__TASK DESCRIPTION__.
Leave the pictures out and retype the lines from the beginning through the line with "4, 5, 5, 4, 5, 6, 1, 4, 4, 3]", both ends included.

__RECORDED DATA__.
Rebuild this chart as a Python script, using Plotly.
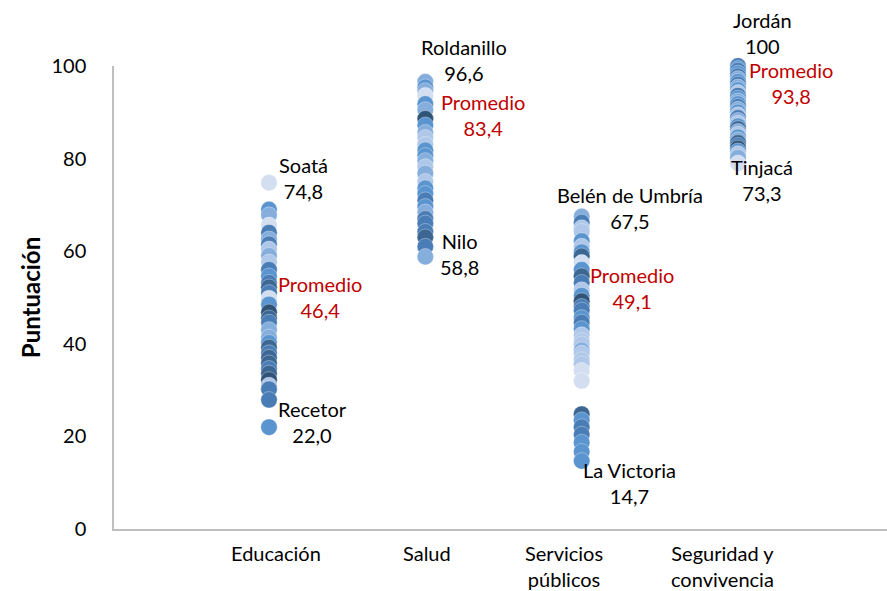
import plotly.graph_objects as go

# categories on the x axis (position 1..4)
categorias = ["Educación", "Salud", "Servicios<br>públicos", "Seguridad y<br>convivencia"]

# scores of each municipality, plus a shade group per point
educacion = [74.8, 69.0, 67.8, 65.6, 64.0, 62.6, 61.5, 60.4, 59.0, 57.6, 56.0, 54.6,
             53.2, 52.2, 51.0, 49.8, 48.5, 46.8, 45.5, 44.6, 43.0, 41.4, 40.2, 39.2,
             38.0, 37.0, 35.8, 34.6, 33.6, 32.2, 31.0, 30.2, 27.9, 22.0]
educacion_grp = [0, 3, 2, 0, 4, 2, 4, 1, 2, 1, 4, 3,
                 4, 5, 4, 0, 3, 6, 5, 4, 2, 2, 3, 5,
                 4, 5, 5, 4, 5, 6, 1, 4, 4, 3]

salud = [96.6, 95.4, 94.6, 93.6, 91.8, 90.5, 88.6, 87.2, 85.6, 84.5, 83.0, 81.8,
         80.6, 79.5, 78.2, 76.8, 75.0, 73.6, 72.4, 71.0, 69.6, 68.4, 67.0, 66.0,
         64.2, 63.0, 61.0, 58.8]
salud_grp = [2, 3, 2, 0, 3, 2, 6, 3, 2, 1, 1, 3,
             3, 2, 1, 2, 1, 3, 3, 4, 3, 2, 4, 4,
             4, 5, 4, 2]

servicios = [67.5, 66.2, 65.0, 64.2, 62.2, 61.0, 59.8, 58.9, 57.5, 56.0, 54.6, 53.2,
             51.6, 50.4, 49.2, 48.0, 47.2, 45.6, 44.6, 43.2, 41.9, 40.6, 39.9, 38.6,
             37.9, 36.5, 35.6, 34.2, 32.0,
             24.8, 23.5, 22.0, 20.4, 18.7, 16.7, 14.7]
servicios_grp = [2, 4, 1, 1, 3, 1, 3, 5, 0, 3, 5, 4,
                 1, 3, 6, 4, 4, 3, 4, 3, 1, 1, 1, 2,
                 1, 1, 1, 0, 0,
                 5, 3, 4, 4, 3, 3, 3]

seguridad = [100.0, 99.4, 99.0, 98.4, 97.8, 97.2, 96.6, 96.0, 95.4, 94.8, 94.2, 93.6,
             93.0, 92.4, 91.8, 91.2, 90.6, 90.0, 89.4, 88.8, 88.2, 87.6, 87.0, 86.4,
             85.8, 85.2, 84.6, 84.0, 83.4, 82.8, 82.2, 81.6, 81.0, 80.2, 79.0]
seguridad_grp = [4, 3, 4, 3, 4, 2, 3, 4, 2, 3, 1, 4,
                 3, 2, 3, 4, 2, 3, 1, 4, 2, 1, 3, 5,
                 2, 1, 3, 2, 5, 4, 6, 3, 1, 2, 0]

# labelled extremes and averages
max_nombres = ["Soatá", "Roldanillo", "Belén de Umbría", "Jordán"]
max_valores = [74.8, 96.6, 67.5, 100.0]
min_nombres = ["Recetor", "Nilo", "La Victoria", "Tinjacá"]
min_valores = [22.0, 58.8, 14.7, 73.3]
promedios = [46.4, 83.4, 49.1, 93.8]

series = [(educacion, educacion_grp), (salud, salud_grp),
          (servicios, servicios_grp), (seguridad, seguridad_grp)]

tonos = ["#D3DFF1", "#AFC7E8", "#86AEDD", "#5B95D0", "#4A7DB6", "#3D6793", "#2F5478"]
fuente = "Lato, Calibri, sans-serif"


def fmt(v):
    if v == int(v) and v >= 100:
        return str(int(v))
    return f"{v:.1f}".replace(".", ",")


fig = go.Figure()
for i, (vals, grp) in enumerate(series, 1):
    fig.add_trace(go.Scatter(
        x=[i] * len(vals), y=vals, mode="markers", cliponaxis=False, showlegend=False,
        marker=dict(size=16.5, color=[tonos[g] for g in grp],
                    line=dict(width=0.6, color="rgba(255,255,255,0.55)"))))

# label offsets in pixels (xshift, yshift)
off_max = [(34, 5), (39, 22), (48, 8), (24, 33)]
off_min = [(43, 5), (34, 3), (48, -22), (24, 10)]
off_prom = [(51, 17), (58, 28), (50, 14), (53, 12)]

for i in range(4):
    cat = i + 1
    fig.add_annotation(x=cat, y=max_valores[i], text=f"{max_nombres[i]}<br>{fmt(max_valores[i])}",
                       xshift=off_max[i][0], yshift=off_max[i][1], showarrow=False,
                       font=dict(color="black"))
    fig.add_annotation(x=cat, y=min_valores[i], text=f"{min_nombres[i]}<br>{fmt(min_valores[i])}",
                       xshift=off_min[i][0], yshift=off_min[i][1], showarrow=False,
                       font=dict(color="black"))
    fig.add_annotation(x=cat, y=promedios[i], text=f"Promedio<br>{fmt(promedios[i])}",
                       xshift=off_prom[i][0], yshift=off_prom[i][1], showarrow=False,
                       font=dict(color="#C00000"))

# category labels under the axis
cat_shift = [7, 2, -18, -16]
for i, c in enumerate(categorias):
    fig.add_annotation(x=i + 1, y=0, yref="paper", yanchor="top", yshift=-10,
                       xshift=cat_shift[i], text=c, showarrow=False, font=dict(color="black"))

fig.update_annotations(font_family=fuente, font_size=20)

fig.update_layout(
    width=887, height=591,
    margin=dict(l=114, r=0, t=66, b=62),
    plot_bgcolor="white", paper_bgcolor="white",
    font=dict(family=fuente, size=20, color="black"),
)
fig.update_xaxes(range=[0.0085, 4.953], showticklabels=False, showgrid=False, zeroline=False,
                 showline=True, linecolor="#BFBFBF", linewidth=1.5)
fig.update_yaxes(range=[0, 100], dtick=20, showgrid=False, zeroline=False,
                 showline=True, linecolor="#BFBFBF", linewidth=1.5,
                 ticklabelstandoff=22,
                 title=dict(text="<b>Puntuación</b>", font=dict(size=24), standoff=4))

fig.write_html("out.html", config={"displayModeBar": False},
               post_script="document.body.style.margin='0';")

__FINAL RESULT__.
Rebuild this chart as a Python script, using Plotly.
import plotly.graph_objects as go

# categories on the x axis (position 1..4)
categorias = ["Educación", "Salud", "Servicios<br>públicos", "Seguridad y<br>convivencia"]

# scores of each municipality, plus a shade group per point
educacion = [74.8, 69.0, 67.8, 65.6, 64.0, 62.6, 61.5, 60.4, 59.0, 57.6, 56.0, 54.6,
             53.2, 52.2, 51.0, 49.8, 48.5, 46.8, 45.5, 44.6, 43.0, 41.4, 40.2, 39.2,
             38.0, 37.0, 35.8, 34.6, 33.6, 32.2, 31.0, 30.2, 27.9, 22.0]
educacion_grp = [0, 3, 2, 0, 4, 2, 4, 1, 2, 1, 4, 3,
                 4, 5, 4, 0, 3, 6, 5, 4, 2, 2, 3, 5,
                 4, 5, 5, 4, 5, 6, 1, 4, 4, 3]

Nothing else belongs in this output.